Would Defunding the Police Prevent More Crime?

A protest march in Manhattan in support of Black Lives Matter
Ira L. Black/Corbis/Getty Images

Would Defunding the Police Prevent More Crime?

The movement ‘confuses correlation with causation.’

Recently elected St. Louis, Missouri, Mayor Tishaura Jones is committed to defunding the police because, as she told the Telegraph on May 19, “[m]ore police doesn’t prevent crime.” Jones plans on cutting $4 million from the city’s policing budget and shutting down one of its two prisons. This despite the fact that Missouri’s 262 killings in 2020 meant it had the highest murder rate in America for the sixth consecutive year.

“St. Louis needs a lot of help,” Jones said. But she wants to help it more through non-policing means. “Research done in the police department shows that 50 percent of calls can be answered by someone other than police. So why not deploy someone other than police, and free up police to do the work that they were trained to do in our academy?”

The budget cuts and prison closure will free up around $13 million for St. Louis. Instead of adding policemen, these funds will be used for mental health and social services. The implication is that these social programs will succeed where the police have supposedly failed.

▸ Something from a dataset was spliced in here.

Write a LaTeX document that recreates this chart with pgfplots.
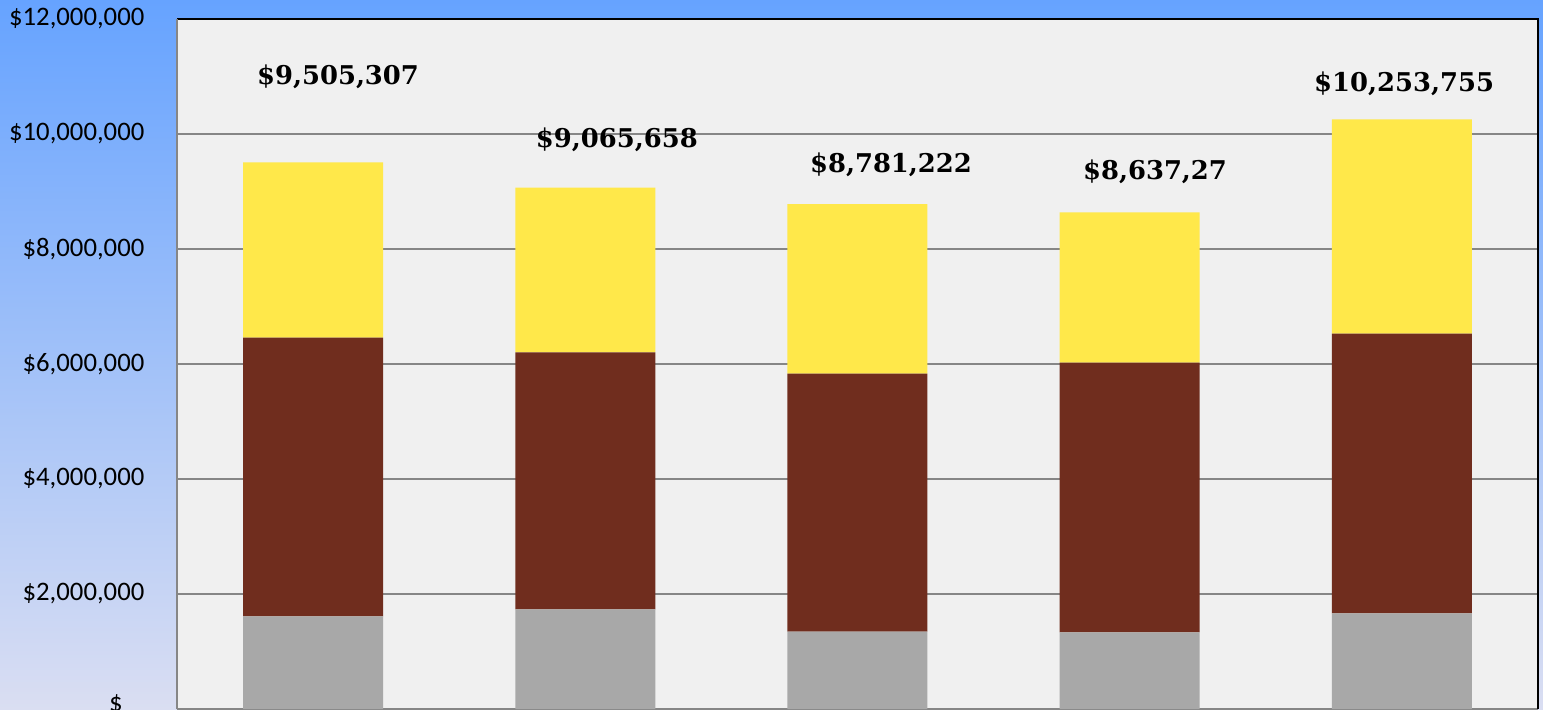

Last summer’s Black Lives Matter protests popularized the crusade to defund the police. According to activist Mariame Kaba, this means the United States should “literally abolish the police” because otherwise “reform won’t happen.”

“Cut the number of police in half and cut their budget in half,” she wrote for the New York Times. “Fewer police officers equals fewer opportunities for them to brutalize and kill people.”

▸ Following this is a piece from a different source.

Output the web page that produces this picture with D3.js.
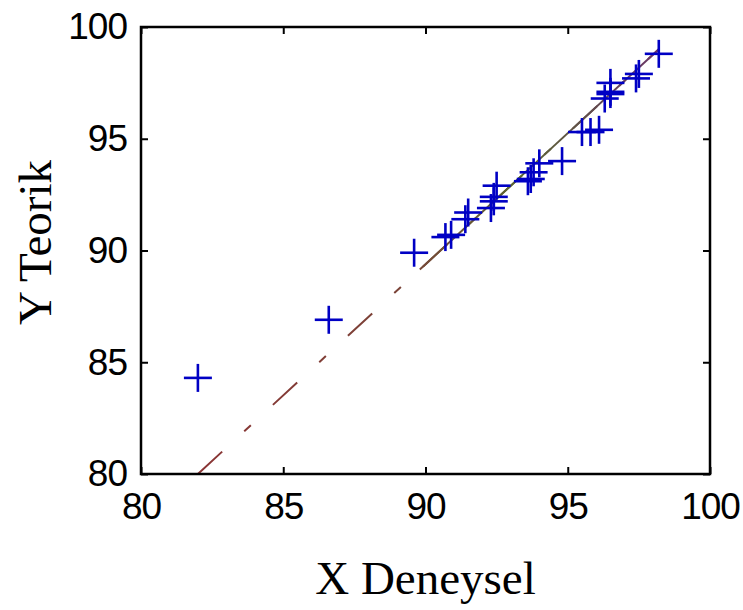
<!DOCTYPE html>
<html>
<head>
<meta charset="utf-8">
<script src="https://cdn.jsdelivr.net/npm/d3@7"></script>
<style>
  body { margin: 0; background: #ffffff; }
  svg { display: block; }
</style>
</head>
<body>
<div class="chart"></div>
<script>
//Measured pairs (experimental vs theoretical)
var xDeneysel = [82.0, 86.6, 89.6, 90.7, 90.9, 91.4, 91.5, 92.3, 92.4, 92.4, 92.5, 93.6, 93.7, 93.8, 94.0, 94.8, 95.5, 95.8, 96.1, 96.3, 96.5, 96.5, 96.5, 97.4, 97.5, 98.2];
var yTeorik   = [84.3, 86.9, 89.9, 90.6, 90.7, 91.4, 91.7, 91.9, 92.2, 92.4, 92.9, 93.1, 93.2, 93.5, 93.9, 94.0, 95.3, 95.3, 95.4, 96.8, 97.0, 97.1, 97.5, 97.7, 97.9, 98.8];

//Fitted line end points, and the part that looks solid (retraced many times)
var fitLine  = [[82.0, 80.0], [98.2, 99.0]];
var fitDense = [[89.8, 89.15], [98.2, 99.0]];

var xTicks = [80, 85, 90, 95, 100];
var yTicks = [80, 85, 90, 95, 100];

var width = 743, height = 610;
var plotLeft = 141, plotRight = 710, plotTop = 27, plotBottom = 474;

var x = d3.scaleLinear().domain([80, 100]).range([plotLeft, plotRight]);
var y = d3.scaleLinear().domain([80, 100]).range([plotBottom, plotTop]);

var svg = d3.select(".chart")
    .append("svg")
    .attr("width", width)
    .attr("height", height);

svg.append("rect")
    .attr("width", width)
    .attr("height", height)
    .attr("fill", "#ffffff");

//Gradient for the fit line colour shift
var grad = svg.append("defs").append("linearGradient")
    .attr("id", "fitGrad")
    .attr("gradientUnits", "userSpaceOnUse")
    .attr("x1", x(82)).attr("y1", y(80))
    .attr("x2", x(98.2)).attr("y2", y(99));
grad.append("stop").attr("offset", "0%").attr("stop-color", "#8a3434");
grad.append("stop").attr("offset", "45%").attr("stop-color", "#7a4438");
grad.append("stop").attr("offset", "70%").attr("stop-color", "#5a6630");
grad.append("stop").attr("offset", "100%").attr("stop-color", "#6a3468");

var line = d3.line().x(d => x(d[0])).y(d => y(d[1]));

svg.append("path")
    .datum(fitLine)
    .attr("d", line)
    .attr("fill", "none")
    .attr("stroke", "url(#fitGrad)")
    .attr("stroke-width", 2)
    .attr("stroke-dasharray", "33,30,9,30");

svg.append("path")
    .datum(fitDense)
    .attr("d", line)
    .attr("fill", "none")
    .attr("stroke", "url(#fitGrad)")
    .attr("stroke-width", 2);

//Plus markers
var half = 14;
var pts = svg.append("g")
    .attr("stroke", "#0000c4")
    .attr("stroke-width", 2.6)
    .selectAll("g")
    .data(xDeneysel.map((v, i) => [v, yTeorik[i]]))
    .join("g")
    .attr("transform", d => `translate(${x(d[0])},${y(d[1])})`);
pts.append("line").attr("x1", -half).attr("x2", half);
pts.append("line").attr("y1", -half).attr("y2", half);

//Axes, ticks pointing inward on all sides
function styleAxis(g) {
    g.select(".domain").remove();
    g.selectAll(".tick line").attr("stroke", "#000").attr("stroke-width", 2);
    g.selectAll("text")
        .attr("fill", "#000")
        .style("font-family", "'Liberation Sans', Arial, sans-serif")
        .style("font-size", "37px")
        .style("letter-spacing", "-1px");
}

svg.append("g")
    .attr("transform", `translate(0,${plotBottom})`)
    .call(d3.axisBottom(x).tickValues(xTicks).tickSizeInner(-7).tickSizeOuter(0).tickPadding(19))
    .call(styleAxis);

svg.append("g")
    .attr("transform", `translate(0,${plotTop})`)
    .call(d3.axisTop(x).tickValues(xTicks).tickSizeInner(-7).tickSizeOuter(0).tickFormat(""))
    .call(styleAxis);

svg.append("g")
    .attr("transform", `translate(${plotLeft},0)`)
    .call(d3.axisLeft(y).tickValues(yTicks).tickSizeInner(-7).tickSizeOuter(0).tickPadding(14))
    .call(styleAxis);

svg.append("g")
    .attr("transform", `translate(${plotRight},0)`)
    .call(d3.axisRight(y).tickValues(yTicks).tickSizeInner(-7).tickSizeOuter(0).tickFormat(""))
    .call(styleAxis);

//Frame
svg.append("rect")
    .attr("x", plotLeft)
    .attr("y", plotTop)
    .attr("width", plotRight - plotLeft)
    .attr("height", plotBottom - plotTop)
    .attr("fill", "none")
    .attr("stroke", "#000")
    .attr("stroke-width", 2.5);

//Titles
svg.append("text")
    .attr("x", (plotLeft + plotRight) / 2)
    .attr("y", 594)
    .attr("text-anchor", "middle")
    .style("font-family", "'Liberation Serif', 'Times New Roman', serif")
    .style("font-size", "47px")
    .text("X Deneysel");

svg.append("text")
    .attr("transform", `translate(51,${(plotTop + plotBottom) / 2 - 8}) rotate(-90)`)
    .attr("text-anchor", "middle")
    .style("font-family", "'Liberation Serif', 'Times New Roman', serif")
    .style("font-size", "47px")
    .text("Y Teorik");
</script>
</body>
</html>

But such reform can’t happen in a day, so reducing policing budgets is the first step. More than 20 American cities have already taken it, reducing police budgets and reallocating the funds to welfare programs. And in almost every case, homicide rates have spiked.

Some studies do claim that more police officers don’t prevent crime. But as City Journal explains, these studies naively “confuse correlation with causality.” The hard data actually shows that “[h]iring more police officers allows departments to engage in community policing and proactive police strategies, such as concentrating more police officers in areas where crime is high,” which “have been shown in high-quality experimental research to reduce crime.”

Morgan Williams, an economist at New York University, agrees. His “scientifically objective” study found that not only does having more police result in less crime, it also means more black lives saved.

The study found that for about every 10 new police officers hired, at least one life was saved. Larger police forces saved twice as many black lives compared to white lives. African Americans tend to live in areas of high homicide rates, like St. Louis. Having more police in these areas would actually save black lives.

Having more police officers also acts as an effective deterrent against crime. Therefore, adding more police would simultaneously keep black people off the streets and out of prison. This isn’t happening at present because most American cities are actually under-policed.

The facts also show that hiring more police officers prevents serious crimes like rape, aggravated assault and robbery. One study in Washington, D.C., found that increasing police by 10 percent leads to a better than 3 percent reduction in property crimes and assaults. Another found that increasing police in the French Quarter of New Orleans led to significant drops in robbery, burglary and theft.

There are bad, irresponsible policemen out there. Training responsible and professional police officers is crucial. But the widespread belief that racism is endemic in law enforcement is baseless (see our infographic on the myth of black genocide). The purported “solution” of defunding the police is only the first step down a very slippery slope. At its bottom, there won’t be any policemen left, just anarchy.

In “Police Under Attack,” Trumpet editor in chief Gerald Flurry wrote:

It would be overstating it to say there is no racism among America’s law enforcement officers. But there are some few people who are scrutinizing and magnifying this issue for evil purposes. They are using it dishonestly to explain or excuse some terrifyingly dangerous behavior. They are stirring up emotion and anger—but none of it is truly intended to solve the problem.

The results are inciting evils that are quickly becoming far worse than those they purport to solve! The nation’s police are being undermined in ways that will prove devastating to our cities in particular.

America’s law enforcement is under attack.

God is allowing this attack because of America’s sins. As Herbert W. Armstrong explains in The United States and Britain in Prophecy (request your free copy), America has a long history with God. The people of America and Britain are the primary descendants of ancient Israel. God promised them wonderful blessings for obedience. But He also warned that disobedience would result in curses and the loss of all those blessings.

One look at present-day America and its disobedience to God is immediately evident. God calls it “sick” and even compares it to the ancient sinful cities Sodom and Gomorrah (Isaiah 1:5, 10).

This condition portends dire prophetic consequences that have already begun to be fulfilled: “Your country is desolate, your cities are burned with fire …” (verse 7). Last summer’s “peaceful protests” gave us a glimpse into this rapidly approaching reality. The movement to defund the police is fuel for the flames.

Only God can heal this sickness. Notice 2 Chronicles 7:14: “If my people, which are called by my name, shall humble themselves, and pray, and seek my face, and turn from their wicked ways; then will I hear from heaven, and will forgive their sin, and will heal their land.”